Lillifoot Product Categories

I posted a note on the 9th March about upgrading the Lillifoot website. After spending parts of 4 weekends, and a few late nights during the week, I finally reached a stage where I felt confident enough to push the changes to the unsuspecting public. Have a look here: http://www.lillifoot.co.uk

With a cursory glance, you might think that not much has changed. Probably the first thing to catch your eye would be the two new  “buttons” on the home page:

Gender Buttons
Gender Buttons

These buttons can be used to drill down to a gender specific landing page. This was the primary use case I wanted to handle: help the customer discover interesting content on the website. In many cases the customer may be thinking something along the lines of “I need to find new trainers for little Johnny”. These buttons sit in a part of the screen that draws attention to them. I’m not completely happy with what is there now: they appear a bit sterile, and don’t quite render properly on IE right now. Ideally, I would like to find some subtle image of a boy and a girl I could work into the button background.

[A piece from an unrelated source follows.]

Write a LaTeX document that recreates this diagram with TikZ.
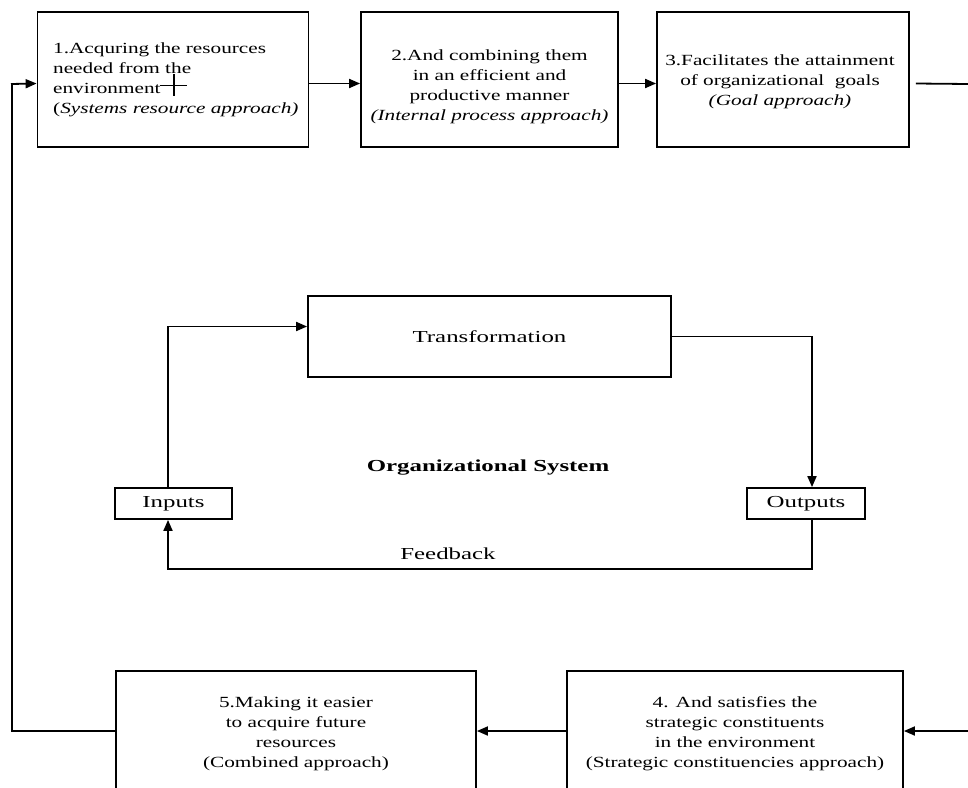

Clicking on either the boys or the girls will navigate to the category selection page:

Category Buttons

Clicking through on any of those buttons will navigate to a top level category page. These same category pages can also be accessed via the expanded product navigation menu to the left:

Category Navigation

The category landing pages are very similar to before, execept the layout has been compressed. Clicking on any individual show picture or title will open up a style-specific page, with a large picture.

The above describes the main changes. Overall, adding in the gender categories added another 20 pages, but adding the individual shoe pages added a significant number of new pages – there are now over 500 pages on the entire site.

It’s been very interesting work for me. I’ve been getting my hands dirty with a lot of Ruby scripting and web design work, which is a diverting change from my day job (Java, Ant and CruiseControl at the moment). For me one of the most fascinating aspects of this change was how it would affect the web statistics.

Before I put this change live, I would have predicted that the bandwidth usage would have rocketed: there was a huge number of new pages, the all the new larger image sizes were now available. Strangely enough, this didn’t seem to change at all. There was a slight increase in the pages per visit, and most encouraging was the drop in the bounce rate from about 45% to 30% (that is, two thirds of visitors browse to more than one page). I’ll discuss some of the more interesting web statistics later.

All in all, I was pretty happy with the changes made, with the proviso that there is still a lot more tweaking to do, usability and otherwise.